Concurrent talking in immersive virtual reality: On the dominance of visual speech cues

Gonzalez-Franco, M; Maselli, A; Florencio, D; Smolyanskiy, N; Zhang, Z

doi:10.1038/s41598-017-04201-x

Humans are good at selectively listening to specific target conversations, even in the presence of multiple concurrent speakers. In our research, we study how auditory-visual cues modulate this selective listening. We do so by using immersive Virtual Reality technologies with spatialized audio. Exposing 32 participants to an Information Masking Task with concurrent speakers, we find significantly more errors in the decision-making processes triggered by asynchronous audiovisual speech cues. More precisely, the results show that lips on the Target speaker matched to a secondary (Mask) speaker’s audio severely increase the participants’ comprehension error rates.
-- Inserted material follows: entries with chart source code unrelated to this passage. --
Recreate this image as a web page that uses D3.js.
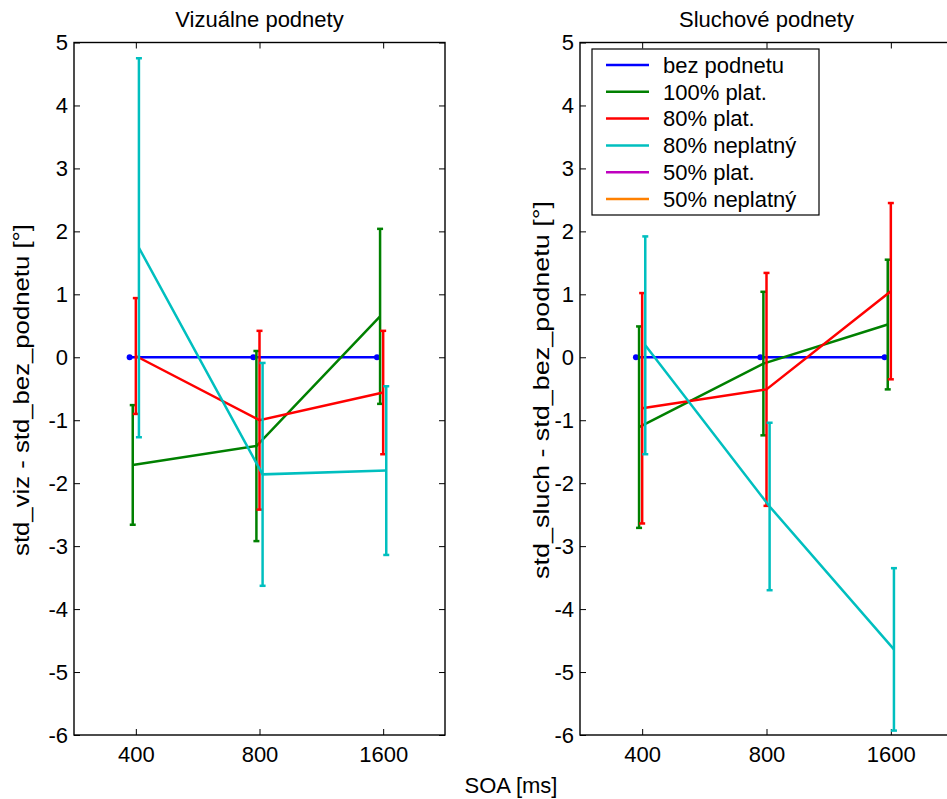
<!DOCTYPE html>
<html>
<head>
<meta charset="utf-8">
<script src="https://cdn.jsdelivr.net/npm/d3@7"></script>
<style>
  html, body { margin: 0; padding: 0; background: #fff; }
  svg { display: block; }
  text { font-family: "Liberation Sans", Arial, Helvetica, sans-serif; fill: #000; }
</style>
</head>
<body>
<svg id="chart" width="947" height="799"></svg>
<script>
// SOA conditions on the x axis
const categories = ["400", "800", "1600"];
const yTicks = [-6, -5, -4, -3, -2, -1, 0, 1, 2, 3, 4, 5];

// Legend entries and their colours
const seriesNames = ["bez podnetu", "100% plat.", "80% plat.", "80% neplatný", "50% plat.", "50% neplatný"];
const seriesColors = ["#0000ff", "#008000", "#ff0000", "#00bfbf", "#bf00bf", "#ff8000"];
// small horizontal shift per series so the error bars do not overlap
const seriesShift = [-0.05, -0.025, 0, 0.025, 0.05, 0.075];

// Visual stimuli: means and error half-widths per series (first four series)
const vizBez = [0, 0, 0];
const vizBezErr = [0, 0, 0];
const viz100 = [-1.71, -1.41, 0.65];
const viz100Err = [0.95, 1.51, 1.39];
const viz80p = [0.02, -1.00, -0.56];
const viz80pErr = [0.92, 1.42, 0.98];
const viz80n = [1.74, -1.86, -1.80];
const viz80nErr = [3.01, 1.77, 1.34];

// Auditory stimuli
const sluchBez = [0, 0, 0];
const sluchBezErr = [0, 0, 0];
const sluch100 = [-1.11, -0.10, 0.52];
const sluch100Err = [1.60, 1.14, 1.03];
const sluch80p = [-0.81, -0.51, 1.05];
const sluch80pErr = [1.83, 1.85, 1.40];
const sluch80n = [0.19, -2.37, -4.64];
const sluch80nErr = [1.73, 1.33, 1.29];

const panels = [
  {
    title: "Vizuálne podnety",
    ylabel: "std_viz - std_bez_podnetu [°]",
    ylabelLen: 332,
    ylabelX: 21,
    left: 74, right: 445,
    means: [vizBez, viz100, viz80p, viz80n],
    errs: [vizBezErr, viz100Err, viz80pErr, viz80nErr],
    legend: false
  },
  {
    title: "Sluchové podnety",
    ylabel: "std_sluch - std_bez_podnetu [°]",
    ylabelLen: 378,
    ylabelX: 541,
    left: 580, right: 953,
    means: [sluchBez, sluch100, sluch80p, sluch80n],
    errs: [sluchBezErr, sluch100Err, sluch80pErr, sluch80nErr],
    legend: true
  }
];

const plotTop = 42.5, plotBottom = 735;
const svg = d3.select("#chart");

const y = d3.scaleLinear().domain([-6, 5]).range([plotBottom, plotTop]);
// plain hyphen for negative tick labels
const fmtY = v => String(v);

panels.forEach(p => {
  const x = d3.scaleLinear().domain([0.5, 3.5]).range([p.left, p.right]);
  const g = svg.append("g");

  // inward ticks on all four sides
  const fmtX = i => categories[i - 1];
  g.append("g").attr("transform", `translate(0,${plotBottom})`)
    .call(d3.axisBottom(x).tickValues([1, 2, 3]).tickFormat(fmtX).tickSizeInner(-6).tickSizeOuter(0).tickPadding(12))
    .call(a => a.select(".domain").remove())
    .call(a => a.selectAll("text").attr("font-size", 22).attr("dy", "0.71em").attr("y", 11));
  g.append("g").attr("transform", `translate(0,${plotTop})`)
    .call(d3.axisTop(x).tickValues([1, 2, 3]).tickFormat("").tickSizeInner(-6).tickSizeOuter(0))
    .call(a => a.select(".domain").remove());
  g.append("g").attr("transform", `translate(${p.left},0)`)
    .call(d3.axisLeft(y).tickValues(yTicks).tickFormat(fmtY).tickSizeInner(-6).tickSizeOuter(0).tickPadding(6))
    .call(a => a.select(".domain").remove())
    .call(a => a.selectAll("text").attr("font-size", 22));
  g.append("g").attr("transform", `translate(${p.right},0)`)
    .call(d3.axisRight(y).tickValues(yTicks).tickFormat("").tickSizeInner(-6).tickSizeOuter(0))
    .call(a => a.select(".domain").remove());
  g.selectAll(".tick line").attr("stroke", "#000").attr("stroke-width", 1);
  g.selectAll(".tick text").attr("font-family", "Liberation Sans, Arial, sans-serif").attr("fill", "#000");

  // axes box
  g.append("rect")
    .attr("x", p.left).attr("y", plotTop)
    .attr("width", p.right - p.left).attr("height", plotBottom - plotTop)
    .attr("fill", "none").attr("stroke", "#000").attr("stroke-width", 1.4);

  // title
  g.append("text")
    .attr("x", (p.left + p.right) / 2).attr("y", 27)
    .attr("text-anchor", "middle").attr("font-size", 22)
    .text(p.title);

  // y label
  g.append("text")
    .attr("transform", `translate(${p.ylabelX + 8},390) rotate(-90)`)
    .attr("text-anchor", "middle").attr("font-size", 22)
    .attr("textLength", p.ylabelLen).attr("lengthAdjust", "spacingAndGlyphs")
    .text(p.ylabel);

  // series: lines with error bars
  const line = d3.line().x(d => d.x).y(d => d.y);
  p.means.forEach((m, si) => {
    const col = seriesColors[si];
    const pts = m.map((v, i) => ({ x: x(i + 1 + seriesShift[si]), v, e: p.errs[si][i] }));
    const sg = g.append("g");
    sg.append("path")
      .datum(pts.map(d => ({ x: d.x, y: y(d.v) })))
      .attr("d", line).attr("fill", "none")
      .attr("stroke", col).attr("stroke-width", 2.5);
    pts.forEach(d => {
      if (d.e > 0) {
        const y1 = y(d.v + d.e), y0 = y(d.v - d.e);
        sg.append("line").attr("x1", d.x).attr("x2", d.x).attr("y1", y1).attr("y2", y0)
          .attr("stroke", col).attr("stroke-width", 2.5);
        [y1, y0].forEach(yy => sg.append("line")
          .attr("x1", d.x - 3).attr("x2", d.x + 3).attr("y1", yy).attr("y2", yy)
          .attr("stroke", col).attr("stroke-width", 2.5));
      } else {
        sg.append("circle").attr("cx", d.x).attr("cy", y(d.v)).attr("r", 3).attr("fill", col);
      }
    });
  });

  if (p.legend) {
    const lx = 592, ly = 49, lw = 227, lh = 166, rowH = 26.8;
    const lg = g.append("g");
    lg.append("rect").attr("x", lx).attr("y", ly).attr("width", lw).attr("height", lh)
      .attr("fill", "#fff").attr("stroke", "#000").attr("stroke-width", 1.2);
    seriesNames.forEach((name, i) => {
      const yy = ly + 16 + i * rowH;
      lg.append("line").attr("x1", 606).attr("x2", 649).attr("y1", yy).attr("y2", yy)
        .attr("stroke", seriesColors[i]).attr("stroke-width", 2.5);
      lg.append("text").attr("x", 663).attr("y", yy).attr("dy", "0.35em")
        .attr("font-size", 22).text(name);
    });
  }
});

// shared x label
svg.append("text")
  .attr("x", 511).attr("y", 793)
  .attr("text-anchor", "middle").attr("font-size", 22)
  .text("SOA [ms]");
</script>
</body>
</html>
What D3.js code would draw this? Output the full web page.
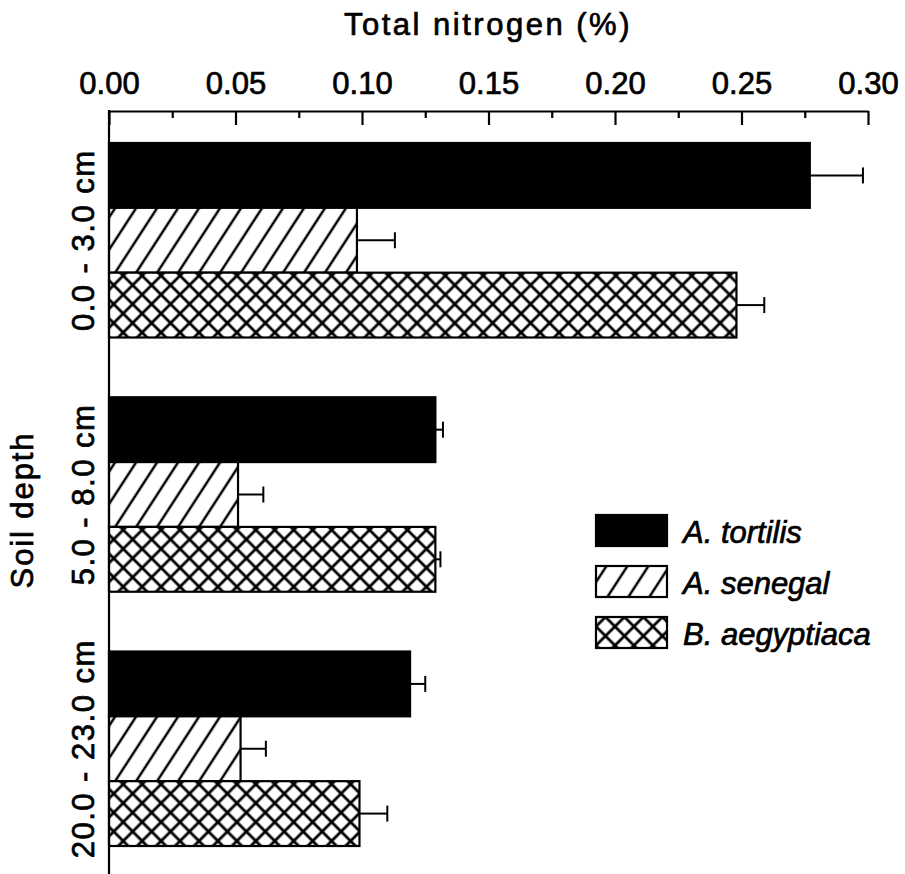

In a control experiment (n = 20), we further explore the influences of the visual modality over auditory selective attention. The results show a dominance of visual-speech cues, which effectively turn the Mask into the Target and vice-versa. These results reveal a disruption of selective attention that is triggered by bottom-up multisensory integration. The findings are framed in the sensory perception and cognitive neuroscience theories. The VR setup is validated by replicating previous results in this literature in a supplementary experiment.